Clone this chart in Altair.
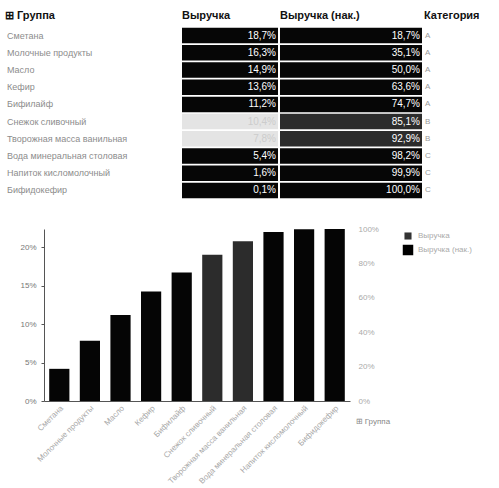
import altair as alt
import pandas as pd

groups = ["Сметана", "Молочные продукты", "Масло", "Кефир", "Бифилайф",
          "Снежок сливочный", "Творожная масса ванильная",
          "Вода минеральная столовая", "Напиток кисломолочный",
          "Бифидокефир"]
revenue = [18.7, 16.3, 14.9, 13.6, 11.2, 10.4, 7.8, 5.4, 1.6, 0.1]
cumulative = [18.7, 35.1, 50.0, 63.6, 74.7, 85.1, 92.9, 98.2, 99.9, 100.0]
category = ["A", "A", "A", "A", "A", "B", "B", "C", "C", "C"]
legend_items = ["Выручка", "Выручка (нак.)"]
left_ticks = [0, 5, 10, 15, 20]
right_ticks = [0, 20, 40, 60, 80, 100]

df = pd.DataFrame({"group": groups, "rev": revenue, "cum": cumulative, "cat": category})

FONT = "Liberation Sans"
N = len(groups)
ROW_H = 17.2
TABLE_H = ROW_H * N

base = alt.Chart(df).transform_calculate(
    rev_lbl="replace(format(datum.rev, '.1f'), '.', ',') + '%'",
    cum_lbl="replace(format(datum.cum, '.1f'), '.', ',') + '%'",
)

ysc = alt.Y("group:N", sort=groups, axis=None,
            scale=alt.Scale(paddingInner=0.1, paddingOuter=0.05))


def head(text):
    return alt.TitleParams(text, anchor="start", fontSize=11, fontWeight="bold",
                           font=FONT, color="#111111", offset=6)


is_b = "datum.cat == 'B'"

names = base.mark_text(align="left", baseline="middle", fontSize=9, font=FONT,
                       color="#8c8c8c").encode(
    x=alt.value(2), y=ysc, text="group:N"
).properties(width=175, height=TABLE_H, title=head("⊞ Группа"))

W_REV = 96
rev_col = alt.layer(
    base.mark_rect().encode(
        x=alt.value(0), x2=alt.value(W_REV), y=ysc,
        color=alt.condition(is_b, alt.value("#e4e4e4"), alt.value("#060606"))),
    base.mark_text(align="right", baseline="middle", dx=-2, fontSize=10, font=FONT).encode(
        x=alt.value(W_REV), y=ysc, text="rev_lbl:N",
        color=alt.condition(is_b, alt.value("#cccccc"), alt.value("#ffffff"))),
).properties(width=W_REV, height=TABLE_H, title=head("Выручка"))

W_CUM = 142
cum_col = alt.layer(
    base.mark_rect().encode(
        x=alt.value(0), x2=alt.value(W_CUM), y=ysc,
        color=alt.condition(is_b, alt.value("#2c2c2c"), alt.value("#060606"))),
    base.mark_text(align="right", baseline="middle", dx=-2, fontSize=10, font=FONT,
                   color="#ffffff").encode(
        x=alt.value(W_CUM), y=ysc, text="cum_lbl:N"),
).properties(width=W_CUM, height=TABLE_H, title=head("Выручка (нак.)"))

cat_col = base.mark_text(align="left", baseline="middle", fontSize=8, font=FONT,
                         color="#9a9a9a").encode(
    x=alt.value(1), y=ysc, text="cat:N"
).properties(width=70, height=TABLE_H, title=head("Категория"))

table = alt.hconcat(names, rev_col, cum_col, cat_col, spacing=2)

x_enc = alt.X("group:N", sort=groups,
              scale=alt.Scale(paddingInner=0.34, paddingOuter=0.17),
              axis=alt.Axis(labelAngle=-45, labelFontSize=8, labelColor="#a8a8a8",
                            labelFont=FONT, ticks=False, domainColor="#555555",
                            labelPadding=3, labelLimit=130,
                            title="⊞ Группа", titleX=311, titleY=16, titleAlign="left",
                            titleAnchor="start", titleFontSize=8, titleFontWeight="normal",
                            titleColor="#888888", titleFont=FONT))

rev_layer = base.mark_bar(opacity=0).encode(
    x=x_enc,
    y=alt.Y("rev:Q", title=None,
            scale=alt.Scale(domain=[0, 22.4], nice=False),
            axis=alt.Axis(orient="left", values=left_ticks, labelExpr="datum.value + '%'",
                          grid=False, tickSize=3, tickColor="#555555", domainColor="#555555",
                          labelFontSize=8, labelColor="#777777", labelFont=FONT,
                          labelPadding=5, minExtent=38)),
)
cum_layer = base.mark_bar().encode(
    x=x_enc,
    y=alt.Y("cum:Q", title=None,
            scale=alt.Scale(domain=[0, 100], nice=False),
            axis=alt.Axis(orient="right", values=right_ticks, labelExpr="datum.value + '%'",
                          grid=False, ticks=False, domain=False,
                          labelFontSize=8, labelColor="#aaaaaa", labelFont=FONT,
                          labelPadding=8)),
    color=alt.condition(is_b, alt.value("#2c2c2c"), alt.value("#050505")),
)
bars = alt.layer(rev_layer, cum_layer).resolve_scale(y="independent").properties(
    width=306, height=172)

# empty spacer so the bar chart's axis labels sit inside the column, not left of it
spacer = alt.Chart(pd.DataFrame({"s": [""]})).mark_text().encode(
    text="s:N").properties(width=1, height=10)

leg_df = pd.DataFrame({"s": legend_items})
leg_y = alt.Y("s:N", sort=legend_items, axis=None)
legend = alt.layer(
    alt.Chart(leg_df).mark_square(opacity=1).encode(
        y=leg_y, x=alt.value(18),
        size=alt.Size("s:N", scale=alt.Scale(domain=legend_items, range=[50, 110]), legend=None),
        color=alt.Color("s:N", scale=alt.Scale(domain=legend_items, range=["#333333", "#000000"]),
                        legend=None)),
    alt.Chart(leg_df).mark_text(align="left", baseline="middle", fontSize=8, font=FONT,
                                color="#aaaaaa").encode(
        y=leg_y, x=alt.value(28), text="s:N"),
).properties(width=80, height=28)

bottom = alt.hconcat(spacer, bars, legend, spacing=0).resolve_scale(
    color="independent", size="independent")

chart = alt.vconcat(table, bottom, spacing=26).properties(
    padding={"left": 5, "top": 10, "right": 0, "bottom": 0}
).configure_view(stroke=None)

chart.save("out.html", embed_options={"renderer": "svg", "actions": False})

----

## EXERCISE
Give back every line exactly as it stands, pictures excluded.

## EXERCISE RESPONSE
Clone this chart in Altair.
import altair as alt
import pandas as pd

groups = ["Сметана", "Молочные продукты", "Масло", "Кефир", "Бифилайф",
          "Снежок сливочный", "Творожная масса ванильная",
          "Вода минеральная столовая", "Напиток кисломолочный",
          "Бифидокефир"]
revenue = [18.7, 16.3, 14.9, 13.6, 11.2, 10.4, 7.8, 5.4, 1.6, 0.1]
cumulative = [18.7, 35.1, 50.0, 63.6, 74.7, 85.1, 92.9, 98.2, 99.9, 100.0]
category = ["A", "A", "A", "A", "A", "B", "B", "C", "C", "C"]
legend_items = ["Выручка", "Выручка (нак.)"]
left_ticks = [0, 5, 10, 15, 20]
right_ticks = [0, 20, 40, 60, 80, 100]

df = pd.DataFrame({"group": groups, "rev": revenue, "cum": cumulative, "cat": category})

FONT = "Liberation Sans"
N = len(groups)
ROW_H = 17.2
TABLE_H = ROW_H * N

base = alt.Chart(df).transform_calculate(
    rev_lbl="replace(format(datum.rev, '.1f'), '.', ',') + '%'",
    cum_lbl="replace(format(datum.cum, '.1f'), '.', ',') + '%'",
)

ysc = alt.Y("group:N", sort=groups, axis=None,
            scale=alt.Scale(paddingInner=0.1, paddingOuter=0.05))


def head(text):
    return alt.TitleParams(text, anchor="start", fontSize=11, fontWeight="bold",
                           font=FONT, color="#111111", offset=6)


is_b = "datum.cat == 'B'"

names = base.mark_text(align="left", baseline="middle", fontSize=9, font=FONT,
                       color="#8c8c8c").encode(
    x=alt.value(2), y=ysc, text="group:N"
).properties(width=175, height=TABLE_H, title=head("⊞ Группа"))

W_REV = 96
rev_col = alt.layer(
    base.mark_rect().encode(
        x=alt.value(0), x2=alt.value(W_REV), y=ysc,
        color=alt.condition(is_b, alt.value("#e4e4e4"), alt.value("#060606"))),
    base.mark_text(align="right", baseline="middle", dx=-2, fontSize=10, font=FONT).encode(
        x=alt.value(W_REV), y=ysc, text="rev_lbl:N",
        color=alt.condition(is_b, alt.value("#cccccc"), alt.value("#ffffff"))),
).properties(width=W_REV, height=TABLE_H, title=head("Выручка"))

W_CUM = 142
cum_col = alt.layer(
    base.mark_rect().encode(
        x=alt.value(0), x2=alt.value(W_CUM), y=ysc,
        color=alt.condition(is_b, alt.value("#2c2c2c"), alt.value("#060606"))),
    base.mark_text(align="right", baseline="middle", dx=-2, fontSize=10, font=FONT,
                   color="#ffffff").encode(
        x=alt.value(W_CUM), y=ysc, text="cum_lbl:N"),
).properties(width=W_CUM, height=TABLE_H, title=head("Выручка (нак.)"))

cat_col = base.mark_text(align="left", baseline="middle", fontSize=8, font=FONT,
                         color="#9a9a9a").encode(
    x=alt.value(1), y=ysc, text="cat:N"
).properties(width=70, height=TABLE_H, title=head("Категория"))

table = alt.hconcat(names, rev_col, cum_col, cat_col, spacing=2)

x_enc = alt.X("group:N", sort=groups,
              scale=alt.Scale(paddingInner=0.34, paddingOuter=0.17),
              axis=alt.Axis(labelAngle=-45, labelFontSize=8, labelColor="#a8a8a8",
                            labelFont=FONT, ticks=False, domainColor="#555555",
                            labelPadding=3, labelLimit=130,
                            title="⊞ Группа", titleX=311, titleY=16, titleAlign="left",
                            titleAnchor="start", titleFontSize=8, titleFontWeight="normal",
                            titleColor="#888888", titleFont=FONT))

rev_layer = base.mark_bar(opacity=0).encode(
    x=x_enc,
    y=alt.Y("rev:Q", title=None,
            scale=alt.Scale(domain=[0, 22.4], nice=False),
            axis=alt.Axis(orient="left", values=left_ticks, labelExpr="datum.value + '%'",
                          grid=False, tickSize=3, tickColor="#555555", domainColor="#555555",
                          labelFontSize=8, labelColor="#777777", labelFont=FONT,
                          labelPadding=5, minExtent=38)),
)
cum_layer = base.mark_bar().encode(
    x=x_enc,
    y=alt.Y("cum:Q", title=None,
            scale=alt.Scale(domain=[0, 100], nice=False),
            axis=alt.Axis(orient="right", values=right_ticks, labelExpr="datum.value + '%'",
                          grid=False, ticks=False, domain=False,
                          labelFontSize=8, labelColor="#aaaaaa", labelFont=FONT,
                          labelPadding=8)),
    color=alt.condition(is_b, alt.value("#2c2c2c"), alt.value("#050505")),
)
bars = alt.layer(rev_layer, cum_layer).resolve_scale(y="independent").properties(
    width=306, height=172)

# empty spacer so the bar chart's axis labels sit inside the column, not left of it
spacer = alt.Chart(pd.DataFrame({"s": [""]})).mark_text().encode(
    text="s:N").properties(width=1, height=10)

leg_df = pd.DataFrame({"s": legend_items})
leg_y = alt.Y("s:N", sort=legend_items, axis=None)
legend = alt.layer(
    alt.Chart(leg_df).mark_square(opacity=1).encode(
        y=leg_y, x=alt.value(18),
        size=alt.Size("s:N", scale=alt.Scale(domain=legend_items, range=[50, 110]), legend=None),
        color=alt.Color("s:N", scale=alt.Scale(domain=legend_items, range=["#333333", "#000000"]),
                        legend=None)),
    alt.Chart(leg_df).mark_text(align="left", baseline="middle", fontSize=8, font=FONT,
                                color="#aaaaaa").encode(
        y=leg_y, x=alt.value(28), text="s:N"),
).properties(width=80, height=28)

bottom = alt.hconcat(spacer, bars, legend, spacing=0).resolve_scale(
    color="independent", size="independent")

chart = alt.vconcat(table, bottom, spacing=26).properties(
    padding={"left": 5, "top": 10, "right": 0, "bottom": 0}
).configure_view(stroke=None)

chart.save("out.html", embed_options={"renderer": "svg", "actions": False})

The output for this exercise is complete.